··· DATASET EXCERPTS ···

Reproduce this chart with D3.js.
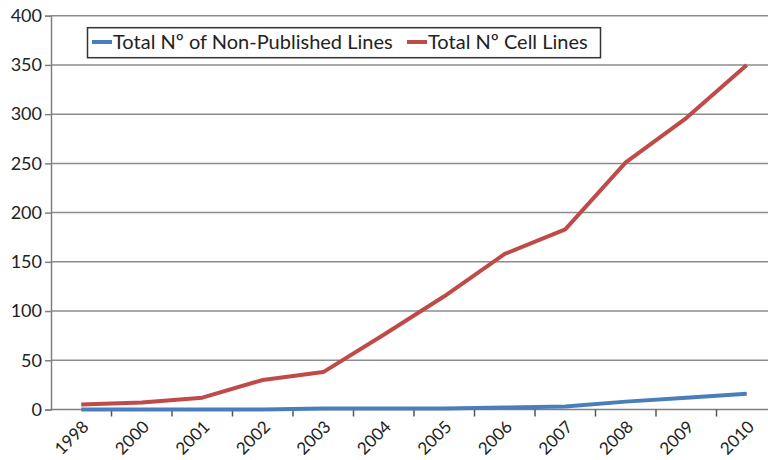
<!DOCTYPE html>
<html>
<head>
<meta charset="utf-8">
<script src="https://cdn.jsdelivr.net/npm/d3@7/dist/d3.min.js"></script>
<style>
  html, body { margin: 0; padding: 0; background: #fff; }
  svg { display: block; font-family: Lato, "Noto Sans", sans-serif; }
</style>
</head>
<body>
<svg id="chart" width="768" height="460"></svg>
<script>
// Yearly counts
const years = ["1998", "2000", "2001", "2002", "2003", "2004", "2005", "2006", "2007", "2008", "2009", "2010"];
const nonPublished = [0, 0, 0, 0, 1, 1, 1, 2, 3, 8, 12, 16];
const totalCellLines = [5, 7, 12, 30, 38, 76, 115, 158, 183, 251, 296, 350];
const yTicks = [0, 50, 100, 150, 200, 250, 300, 350, 400];
const seriesNames = ["Total Nº of Non-Published Lines", "Total Nº Cell Lines"];
const seriesColors = ["#4a7ebb", "#be4b48"];

const svg = d3.select("#chart");
const plotLeft = 51, plotTop = 15.7, plotBottom = 409.5, bandW = 60.5;

const x = d3.scaleBand().domain(years).range([plotLeft, plotLeft + bandW * years.length]).paddingInner(0).paddingOuter(0);
const y = d3.scaleLinear().domain([0, 400]).range([plotBottom, plotTop]);

// Horizontal gridlines
svg.append("g").selectAll("line").data(yTicks.filter(d => d > 0)).join("line")
  .attr("x1", plotLeft).attr("x2", 768)
  .attr("y1", d => y(d)).attr("y2", d => y(d))
  .attr("stroke", "#8c8c8c").attr("stroke-width", 1.5);

// Y axis
const yAxis = svg.append("g").attr("transform", `translate(${plotLeft},0)`)
  .call(d3.axisLeft(y).tickValues(yTicks).tickSize(6).tickPadding(3));
yAxis.select(".domain").attr("stroke", "#808080").attr("stroke-width", 1.5);
yAxis.selectAll(".tick line").attr("stroke", "#808080").attr("stroke-width", 1.5);
yAxis.selectAll("text").attr("font-size", 18).attr("fill", "#222").attr("font-family", "Lato, sans-serif");

// X axis with tick marks on category boundaries
const xAxisG = svg.append("g").attr("transform", `translate(0,${plotBottom})`);
xAxisG.append("line").attr("x1", plotLeft).attr("x2", 768).attr("y1", 0).attr("y2", 0)
  .attr("stroke", "#808080").attr("stroke-width", 1.5);
xAxisG.selectAll("line.tk").data(years).join("line").attr("class", "tk")
  .attr("x1", d => x(d) + x.bandwidth()).attr("x2", d => x(d) + x.bandwidth())
  .attr("y1", 0).attr("y2", 7)
  .attr("stroke", "#555").attr("stroke-width", 1.5);
xAxisG.selectAll("text").data(years).join("text")
  .attr("transform", d => `translate(${x(d) + x.bandwidth() / 2},${10}) rotate(-45)`)
  .attr("text-anchor", "end").attr("dy", "0.7em")
  .attr("font-size", 17).attr("fill", "#222")
  .text(d => d);

// Series lines
const line = d3.line().x((d, i) => x(years[i]) + x.bandwidth() / 2).y(d => y(d));
[nonPublished, totalCellLines].forEach((vals, k) => {
  svg.append("path").datum(vals)
    .attr("d", line)
    .attr("fill", "none")
    .attr("stroke", seriesColors[k])
    .attr("stroke-width", 4)
    .attr("stroke-linejoin", "round");
});

// Legend
const lg = svg.append("g");
lg.append("rect").attr("x", 87.5).attr("y", 27.7).attr("width", 513).attr("height", 30)
  .attr("fill", "#fff").attr("stroke", "#333").attr("stroke-width", 1.5);
const items = [{x: 92, tx: 113}, {x: 407, tx: 428}];
items.forEach((it, k) => {
  lg.append("line").attr("x1", it.x).attr("x2", it.x + 20).attr("y1", 42).attr("y2", 42)
    .attr("stroke", seriesColors[k]).attr("stroke-width", 4);
  lg.append("text").attr("x", it.tx).attr("y", 42).attr("dy", "0.36em")
    .attr("font-size", 20).attr("fill", "#222").text(seriesNames[k]);
});
</script>
</body>
</html>
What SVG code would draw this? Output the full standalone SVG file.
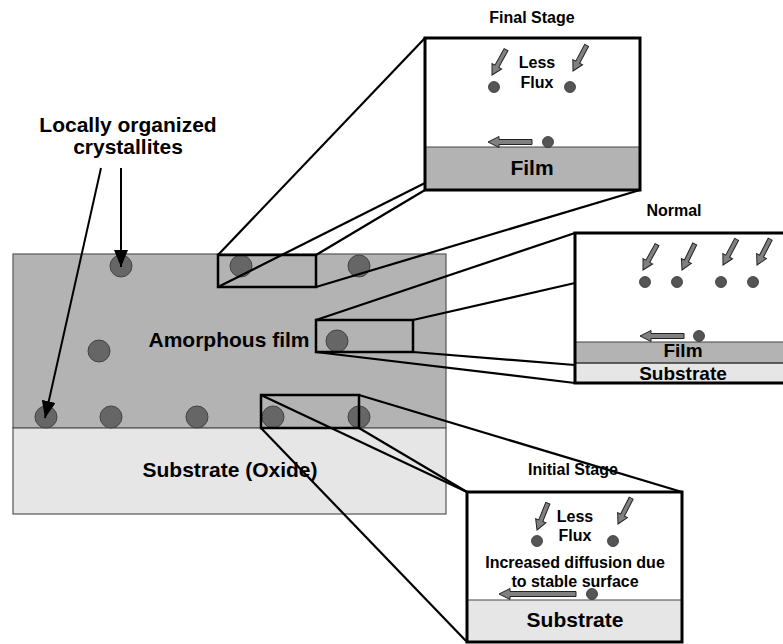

···

Transcribe the records verbatim and omit the images.

### ANSWER
Reproduce this chart with D3.js.
<!DOCTYPE html>
<html>
<head>
<meta charset="utf-8">
<script src="https://cdn.jsdelivr.net/npm/d3@7/dist/d3.min.js"></script>
<style>
  html, body { margin: 0; padding: 0; background: #fff; }
  svg { display: block; font-family: Lato, "Noto Sans", sans-serif; }
</style>
</head>
<body>
<svg id="chart" width="768" height="460"></svg>
<script>
// Yearly counts
const years = ["1998", "2000", "2001", "2002", "2003", "2004", "2005", "2006", "2007", "2008", "2009", "2010"];
const nonPublished = [0, 0, 0, 0, 1, 1, 1, 2, 3, 8, 12, 16];
const totalCellLines = [5, 7, 12, 30, 38, 76, 115, 158, 183, 251, 296, 350];
const yTicks = [0, 50, 100, 150, 200, 250, 300, 350, 400];
const seriesNames = ["Total Nº of Non-Published Lines", "Total Nº Cell Lines"];
const seriesColors = ["#4a7ebb", "#be4b48"];

const svg = d3.select("#chart");
const plotLeft = 51, plotTop = 15.7, plotBottom = 409.5, bandW = 60.5;

const x = d3.scaleBand().domain(years).range([plotLeft, plotLeft + bandW * years.length]).paddingInner(0).paddingOuter(0);
const y = d3.scaleLinear().domain([0, 400]).range([plotBottom, plotTop]);

// Horizontal gridlines
svg.append("g").selectAll("line").data(yTicks.filter(d => d > 0)).join("line")
  .attr("x1", plotLeft).attr("x2", 768)
  .attr("y1", d => y(d)).attr("y2", d => y(d))
  .attr("stroke", "#8c8c8c").attr("stroke-width", 1.5);

// Y axis
const yAxis = svg.append("g").attr("transform", `translate(${plotLeft},0)`)
  .call(d3.axisLeft(y).tickValues(yTicks).tickSize(6).tickPadding(3));
yAxis.select(".domain").attr("stroke", "#808080").attr("stroke-width", 1.5);
yAxis.selectAll(".tick line").attr("stroke", "#808080").attr("stroke-width", 1.5);
yAxis.selectAll("text").attr("font-size", 18).attr("fill", "#222").attr("font-family", "Lato, sans-serif");

// X axis with tick marks on category boundaries
const xAxisG = svg.append("g").attr("transform", `translate(0,${plotBottom})`);
xAxisG.append("line").attr("x1", plotLeft).attr("x2", 768).attr("y1", 0).attr("y2", 0)
  .attr("stroke", "#808080").attr("stroke-width", 1.5);
xAxisG.selectAll("line.tk").data(years).join("line").attr("class", "tk")
  .attr("x1", d => x(d) + x.bandwidth()).attr("x2", d => x(d) + x.bandwidth())
  .attr("y1", 0).attr("y2", 7)
  .attr("stroke", "#555").attr("stroke-width", 1.5);
xAxisG.selectAll("text").data(years).join("text")
  .attr("transform", d => `translate(${x(d) + x.bandwidth() / 2},${10}) rotate(-45)`)
  .attr("text-anchor", "end").attr("dy", "0.7em")
  .attr("font-size", 17).attr("fill", "#222")
  .text(d => d);

// Series lines
const line = d3.line().x((d, i) => x(years[i]) + x.bandwidth() / 2).y(d => y(d));
[nonPublished, totalCellLines].forEach((vals, k) => {
  svg.append("path").datum(vals)
    .attr("d", line)
    .attr("fill", "none")
    .attr("stroke", seriesColors[k])
    .attr("stroke-width", 4)
    .attr("stroke-linejoin", "round");
});

// Legend
const lg = svg.append("g");
lg.append("rect").attr("x", 87.5).attr("y", 27.7).attr("width", 513).attr("height", 30)
  .attr("fill", "#fff").attr("stroke", "#333").attr("stroke-width", 1.5);
const items = [{x: 92, tx: 113}, {x: 407, tx: 428}];
items.forEach((it, k) => {
  lg.append("line").attr("x1", it.x).attr("x2", it.x + 20).attr("y1", 42).attr("y2", 42)
    .attr("stroke", seriesColors[k]).attr("stroke-width", 4);
  lg.append("text").attr("x", it.tx).attr("y", 42).attr("dy", "0.36em")
    .attr("font-size", 20).attr("fill", "#222").text(seriesNames[k]);
});
</script>
</body>
</html>
What SVG code would draw this? Output the full standalone SVG file.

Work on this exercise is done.